* GIVEN REQUEST *
Identify the lines that contain the string "React" and copy all of them.

[start of GIVEN MATERIAL]

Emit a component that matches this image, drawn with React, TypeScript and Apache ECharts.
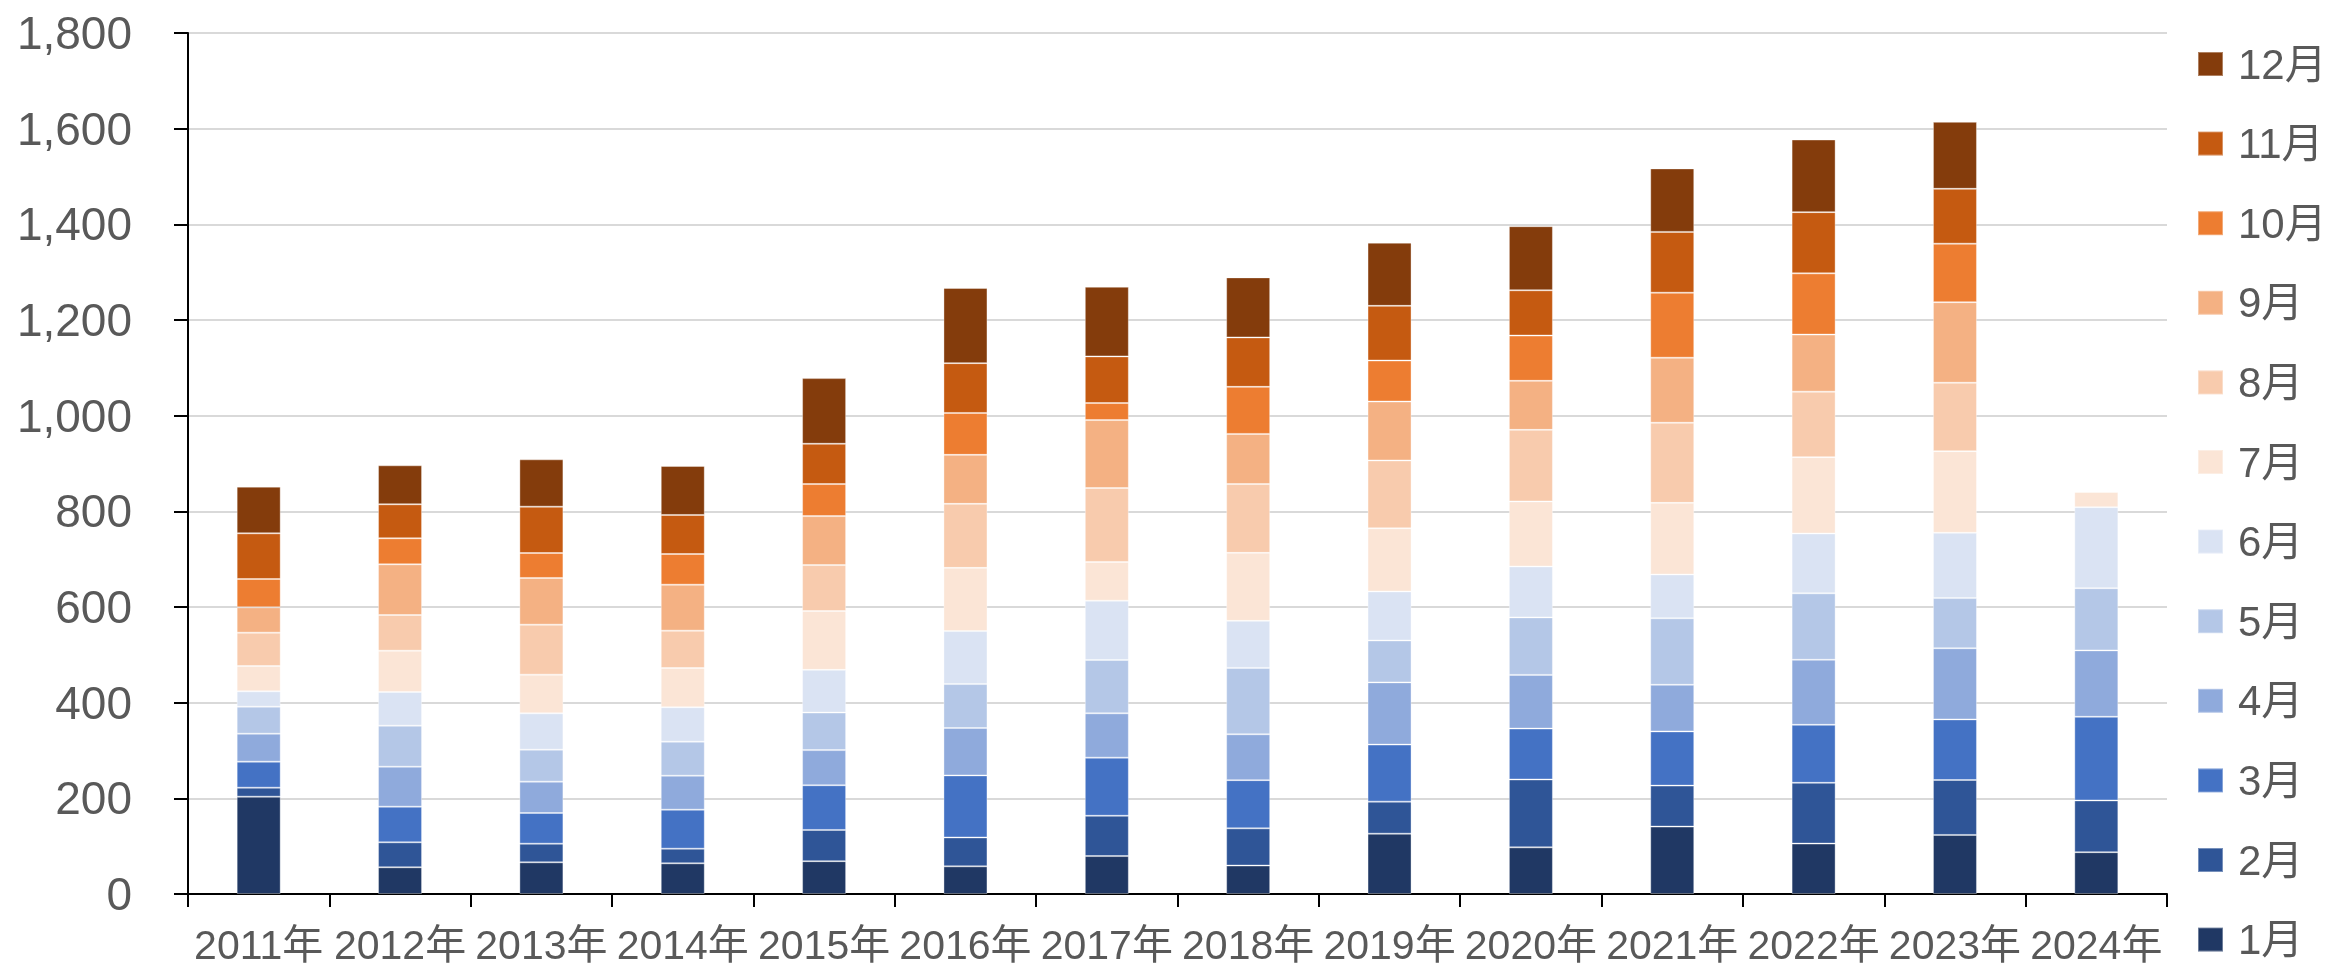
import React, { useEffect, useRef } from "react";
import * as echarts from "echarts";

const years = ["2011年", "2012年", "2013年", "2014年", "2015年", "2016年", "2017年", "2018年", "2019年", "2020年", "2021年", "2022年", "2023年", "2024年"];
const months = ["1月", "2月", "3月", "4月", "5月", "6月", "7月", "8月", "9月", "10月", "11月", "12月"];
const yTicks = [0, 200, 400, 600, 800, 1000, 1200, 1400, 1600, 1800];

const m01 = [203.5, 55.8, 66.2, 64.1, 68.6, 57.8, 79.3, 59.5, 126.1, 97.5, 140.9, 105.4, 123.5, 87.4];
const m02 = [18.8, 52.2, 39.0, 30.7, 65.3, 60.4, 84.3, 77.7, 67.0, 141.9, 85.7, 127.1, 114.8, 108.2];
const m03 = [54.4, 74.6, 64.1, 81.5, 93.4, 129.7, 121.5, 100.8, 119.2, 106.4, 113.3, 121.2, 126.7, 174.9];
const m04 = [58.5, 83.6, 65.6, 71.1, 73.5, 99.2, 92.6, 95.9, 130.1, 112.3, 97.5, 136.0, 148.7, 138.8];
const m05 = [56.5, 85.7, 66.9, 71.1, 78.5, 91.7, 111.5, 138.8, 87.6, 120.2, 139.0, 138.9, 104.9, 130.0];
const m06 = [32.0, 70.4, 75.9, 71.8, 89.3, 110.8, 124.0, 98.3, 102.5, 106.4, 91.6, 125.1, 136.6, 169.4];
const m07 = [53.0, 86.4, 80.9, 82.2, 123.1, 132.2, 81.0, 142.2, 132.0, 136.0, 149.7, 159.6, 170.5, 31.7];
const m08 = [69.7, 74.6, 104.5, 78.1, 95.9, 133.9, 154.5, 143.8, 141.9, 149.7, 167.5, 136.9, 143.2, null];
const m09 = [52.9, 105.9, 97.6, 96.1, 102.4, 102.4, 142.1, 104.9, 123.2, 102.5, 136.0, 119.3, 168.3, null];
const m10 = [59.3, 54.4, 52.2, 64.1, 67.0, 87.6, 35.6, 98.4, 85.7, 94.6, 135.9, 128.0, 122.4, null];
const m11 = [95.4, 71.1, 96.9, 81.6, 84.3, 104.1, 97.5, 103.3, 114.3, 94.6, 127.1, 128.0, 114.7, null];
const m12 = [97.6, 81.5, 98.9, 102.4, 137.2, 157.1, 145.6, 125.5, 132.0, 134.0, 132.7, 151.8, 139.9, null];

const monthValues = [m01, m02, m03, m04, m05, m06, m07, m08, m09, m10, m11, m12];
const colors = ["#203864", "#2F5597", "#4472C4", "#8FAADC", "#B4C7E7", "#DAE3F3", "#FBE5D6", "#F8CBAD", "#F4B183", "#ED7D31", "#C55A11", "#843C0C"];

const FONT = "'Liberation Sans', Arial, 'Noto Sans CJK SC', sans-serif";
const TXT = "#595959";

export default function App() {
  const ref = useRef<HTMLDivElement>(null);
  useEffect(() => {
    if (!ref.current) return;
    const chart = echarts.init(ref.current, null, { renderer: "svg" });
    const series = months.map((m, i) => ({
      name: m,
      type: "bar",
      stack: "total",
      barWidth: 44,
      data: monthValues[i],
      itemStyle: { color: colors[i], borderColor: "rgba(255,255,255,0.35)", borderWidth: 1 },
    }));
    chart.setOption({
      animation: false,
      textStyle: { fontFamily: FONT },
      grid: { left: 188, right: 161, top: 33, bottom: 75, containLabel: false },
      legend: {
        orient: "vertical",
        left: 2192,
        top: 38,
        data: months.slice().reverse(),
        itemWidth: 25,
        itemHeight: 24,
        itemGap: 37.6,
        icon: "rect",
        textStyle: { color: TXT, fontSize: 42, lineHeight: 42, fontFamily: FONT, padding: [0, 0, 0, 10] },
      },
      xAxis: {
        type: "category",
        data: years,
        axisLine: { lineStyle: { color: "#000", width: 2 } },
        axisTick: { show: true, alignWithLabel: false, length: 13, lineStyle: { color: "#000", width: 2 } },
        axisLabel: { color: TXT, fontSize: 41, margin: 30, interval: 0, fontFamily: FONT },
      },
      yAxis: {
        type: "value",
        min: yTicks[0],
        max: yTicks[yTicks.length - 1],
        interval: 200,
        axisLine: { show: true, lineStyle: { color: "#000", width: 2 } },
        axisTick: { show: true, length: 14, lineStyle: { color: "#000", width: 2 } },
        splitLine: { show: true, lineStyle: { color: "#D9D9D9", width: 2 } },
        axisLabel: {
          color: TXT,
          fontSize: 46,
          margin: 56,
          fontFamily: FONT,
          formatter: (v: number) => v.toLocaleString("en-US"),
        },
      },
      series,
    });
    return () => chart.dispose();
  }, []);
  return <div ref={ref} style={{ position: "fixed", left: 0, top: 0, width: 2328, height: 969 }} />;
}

[end of GIVEN MATERIAL]

* ANSWER FOR THE TASK *
Emit a component that matches this image, drawn with React, TypeScript and Apache ECharts.
import React, { useEffect, useRef } from "react";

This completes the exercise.